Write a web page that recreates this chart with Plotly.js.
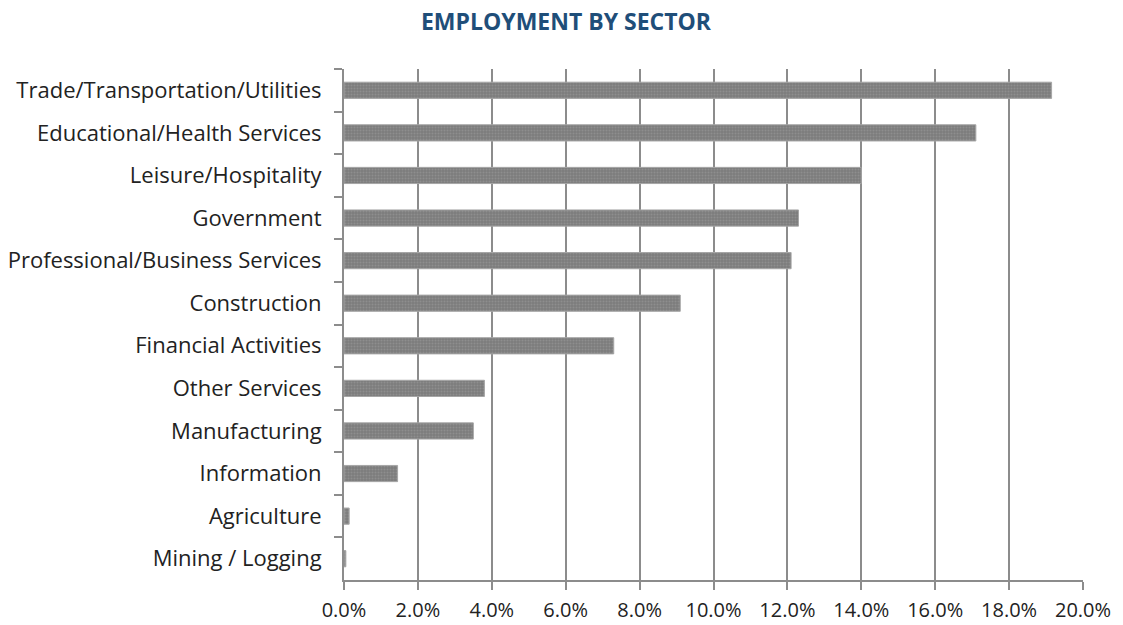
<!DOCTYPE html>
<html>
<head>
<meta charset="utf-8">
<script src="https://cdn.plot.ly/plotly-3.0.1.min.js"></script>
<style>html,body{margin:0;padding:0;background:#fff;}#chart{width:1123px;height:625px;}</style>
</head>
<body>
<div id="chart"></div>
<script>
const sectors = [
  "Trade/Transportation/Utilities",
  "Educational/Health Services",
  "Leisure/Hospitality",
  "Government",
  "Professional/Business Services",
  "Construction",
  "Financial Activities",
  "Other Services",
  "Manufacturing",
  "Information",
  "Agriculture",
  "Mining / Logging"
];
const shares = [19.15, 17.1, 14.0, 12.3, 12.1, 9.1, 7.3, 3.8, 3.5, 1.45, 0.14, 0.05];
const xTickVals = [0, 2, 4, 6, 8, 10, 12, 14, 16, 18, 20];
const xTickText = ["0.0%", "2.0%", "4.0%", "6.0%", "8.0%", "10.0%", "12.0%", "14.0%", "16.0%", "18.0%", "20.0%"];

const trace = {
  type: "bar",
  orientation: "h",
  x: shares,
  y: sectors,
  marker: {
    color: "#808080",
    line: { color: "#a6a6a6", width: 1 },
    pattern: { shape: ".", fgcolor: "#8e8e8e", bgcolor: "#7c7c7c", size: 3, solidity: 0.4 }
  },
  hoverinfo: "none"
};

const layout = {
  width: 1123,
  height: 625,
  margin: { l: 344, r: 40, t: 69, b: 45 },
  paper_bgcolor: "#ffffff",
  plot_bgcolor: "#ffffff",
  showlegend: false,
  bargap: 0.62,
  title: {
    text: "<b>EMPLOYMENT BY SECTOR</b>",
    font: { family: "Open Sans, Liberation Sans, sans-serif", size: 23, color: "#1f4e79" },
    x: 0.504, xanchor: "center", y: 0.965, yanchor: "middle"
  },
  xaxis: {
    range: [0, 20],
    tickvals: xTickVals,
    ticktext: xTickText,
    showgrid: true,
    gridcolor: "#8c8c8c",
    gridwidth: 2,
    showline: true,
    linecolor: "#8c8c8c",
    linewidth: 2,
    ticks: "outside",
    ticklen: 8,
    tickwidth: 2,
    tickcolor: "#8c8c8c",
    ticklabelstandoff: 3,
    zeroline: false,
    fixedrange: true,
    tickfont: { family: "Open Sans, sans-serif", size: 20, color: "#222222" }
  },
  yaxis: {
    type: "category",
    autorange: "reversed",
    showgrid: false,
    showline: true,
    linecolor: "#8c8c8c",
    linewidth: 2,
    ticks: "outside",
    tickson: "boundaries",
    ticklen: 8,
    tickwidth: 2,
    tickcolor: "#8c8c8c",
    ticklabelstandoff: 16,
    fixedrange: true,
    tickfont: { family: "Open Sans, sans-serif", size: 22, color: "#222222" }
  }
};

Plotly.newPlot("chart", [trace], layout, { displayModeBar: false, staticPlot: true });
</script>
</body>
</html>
+ + + + +
**TASK STATEMENT:**
Write the number of lines containing the word "chart" and nothing besides it.

**SOLUTION TO THIS EXERCISE:**
4